Dempsay loves Lighthouse and the work she’s doing so much that she’s working on going to graduate school to get her master’s degree in Applied Behavior Analysis. She’s already completed one semester and is working on finishing her schooling.
Dempsay feels that the best part of her job is getting to work with the children. She loves that she gets to help them and see their progress every single day. She is so proud of the kids and how awesome they are.
“They're amazing. They constantly just amaze me with their skills and their abilities. Sometimes, I work with nonverbal kids and I work with kids who don't know how to express their emotions and things like that, but just seeing the things they are capable of, and they're all so smart and they just don't always express it the same ways that neurotypical people do. The kids are just remarkable,” said Dempsay.
If there’s one thing that Dempsay would like people to know about ABA therapy and the work she does for Lighthouse, it’s that ABA therapy is extremely beneficial to kids. There are many misconceptions about ABA therapy—many people believe that it is harmful to children or that it tries to change who a child is, but that just isn’t true.
“We're not trying to change the individual, but we are trying to change some of the behaviors that are maybe maladaptive, or are harmful to the kids and other people. Also, we're not just trying to do behavior change, but we're also trying to teach them life skills and different skills that will help them be more independent and help them communicate with us,” said Dempsay.
Dempsay hopes that more people will do deeper research on ABA and talk to people in the field about what ABA actually is because she knows how beneficial ABA can be for children with autism.
“I've seen the improvements in the kids firsthand,” said Dempsay. “It's really remarkable.”
Dempsay is grateful for all her program managers at Lighthouse for being such great leaders and role models. She’s especially thankful to her direct manager Megan Davis for being such a wonderful mentor.
“She is just super knowledgeable.
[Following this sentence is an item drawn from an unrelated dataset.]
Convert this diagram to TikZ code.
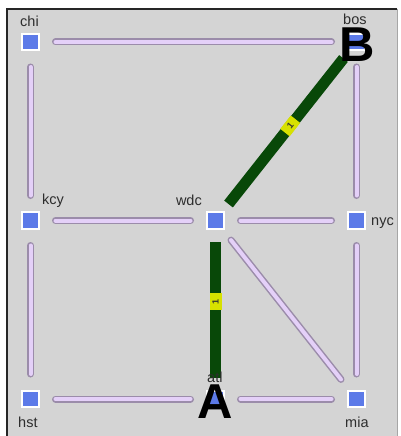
\documentclass[tikz,border=0pt]{standalone}
\usepackage{fontspec}
\setmainfont{Liberation Sans}
\definecolor{bgray}{RGB}{212,212,212}
\definecolor{rblue}{RGB}{92,122,232}
\definecolor{lnkfill}{RGB}{228,208,248}
\definecolor{lnkedge}{RGB}{155,140,170}
\definecolor{lspgreen}{RGB}{8,72,8}
\definecolor{tagyel}{RGB}{215,225,0}
\definecolor{lblgray}{RGB}{45,45,45}
\begin{document}
\begin{tikzpicture}[x=1pt, y=-1pt,
  rtr/.style={draw=white, line width=2pt, fill=rblue, rectangle, minimum size=16.5pt, inner sep=0pt},
  lbl/.style={text=lblgray, inner sep=0pt, font=\fontsize{14.5}{16}\selectfont},
  lnk/.style={draw=lnkedge, line width=1.5pt, double=lnkfill, double distance=4pt,
    line cap=round, shorten <=25pt, shorten >=25pt},
  lsp/.style={draw=lspgreen, line width=11pt, shorten <=21pt, shorten >=21pt},
  tag/.style={fill=tagyel, sloped, minimum width=17pt, minimum height=12pt, inner sep=0pt,
    text=black!80, font=\fontsize{9}{9}\selectfont\bfseries},
  big/.style={inner sep=0pt, anchor=base, font=\fontsize{49}{49}\selectfont\bfseries}]

  % window frame
  \useasboundingbox (0,0) rectangle (400,436);
  \fill[white] (0,0) rectangle (400,436);
  \fill[bgray] (7,9) rectangle (397,437);
  \draw[line width=1.2pt, black!85] (7,437) -- (7,9) -- (397,9);
  \draw[line width=1pt, black!35] (397,9) -- (397,437);

  % routers
  \node[rtr] (chi) at (30.5,42) {};
  \node[rtr] (bos) at (356.5,42) {};
  \node[rtr] (kcy) at (30.5,220.5) {};
  \node[rtr] (wdc) at (215.5,220.5) {};
  \node[rtr] (nyc) at (356.5,220.5) {};
  \node[rtr] (hst) at (30.5,399) {};
  \node[rtr] (atl) at (215.5,399) {};
  \node[rtr] (mia) at (356.5,399) {};

  % router names
  \node[lbl, anchor=base west] (chi-l) at ([xshift=-10.5pt,yshift=15pt]chi.center) {chi};
  \node[lbl, anchor=base west] (bos-l) at ([xshift=-13.5pt,yshift=17pt]bos.center) {bos};
  \node[lbl, anchor=base west] (kcy-l) at ([xshift=11.5pt,yshift=16.5pt]kcy.center) {kcy};
  \node[lbl, anchor=base east] (wdc-l) at ([xshift=-13.5pt,yshift=15.5pt]wdc.center) {wdc};
  \node[lbl, anchor=base west] (nyc-l) at ([xshift=14.5pt,yshift=-5pt]nyc.center) {nyc};
  \node[lbl, anchor=base west] (hst-l) at ([xshift=-12.5pt,yshift=-28.5pt]hst.center) {hst};
  \node[lbl, anchor=base west] (mia-l) at ([xshift=-11.5pt,yshift=-28.5pt]mia.center) {mia};

  % links
  \draw[lnk] (chi.center) -- (bos.center);
  \draw[lnk] (chi.center) -- (kcy.center);
  \draw[lnk] (bos.center) -- (nyc.center);
  \draw[lnk] (kcy.center) -- (wdc.center);
  \draw[lnk] (wdc.center) -- (nyc.center);
  \draw[lnk] (kcy.center) -- (hst.center);
  \draw[lnk] (nyc.center) -- (mia.center);
  \draw[lnk] (hst.center) -- (atl.center);
  \draw[lnk] (atl.center) -- (mia.center);
  \draw[lnk] (wdc.center) -- (mia.center);

  % path A -> wdc -> B
  \draw[lsp] (atl.center) -- node[tag, pos=0.546] (t1) {1} (wdc.center);
  \draw[lsp] (wdc.center) -- node[tag, pos=0.53] (t2) {1} (bos.center);

  \node[lbl, anchor=base west] (atl-l) at ([xshift=-8.5pt,yshift=17pt]atl.center) {atl};

  % end points
  \node[big] (A) at ([xshift=-0.5pt,yshift=-19pt]atl.center) {A};
  \node[big] (B) at ([xshift=0.5pt,yshift=-20pt]bos.center) {B};

\end{tikzpicture}
\end{document}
She really knows what she's doing. I love seeing her interact with the kids. She's always on top of all her stuff, and she's a great model for how to do therapy. I definitely look up to her,” said Dempsay.
Family is also very important to Dempsay. Her parents and sister have been a huge support system in her life, and she doesn’t know what she would do without them.
“They've always been super supportive. I know not everybody has that in their family, so I definitely really appreciate all they do for me,” said Dempsay.
In her free time, Dempsay loves to indulge her creative side. She enjoys photography, painting, and writing poetry. She’s proud to live in Northwest Indiana where there is so much support for the creative community and people pursuing their dreams.
“I think people are super passionate around here. There are a lot of people starting their own businesses, there are a lot of small local businesses that are super amazing, and I love the community support that everybody seems to have. There's a lot that goes on. Everybody kind of jokes saying, 'Oh, I want to get out of Indiana,' but I think we forget about the value of the things we have here,” said Dempsay.
Ryan Dempsay's story just goes to show that sometimes life, and a bit of luck, leads a person down the most rewarding paths. Dempsay is proud of all the work she and her coworkers have done at Lighthouse to improve children’s lives, and she’s excited to see how Lighthouse will continue to make a difference in the Midwest.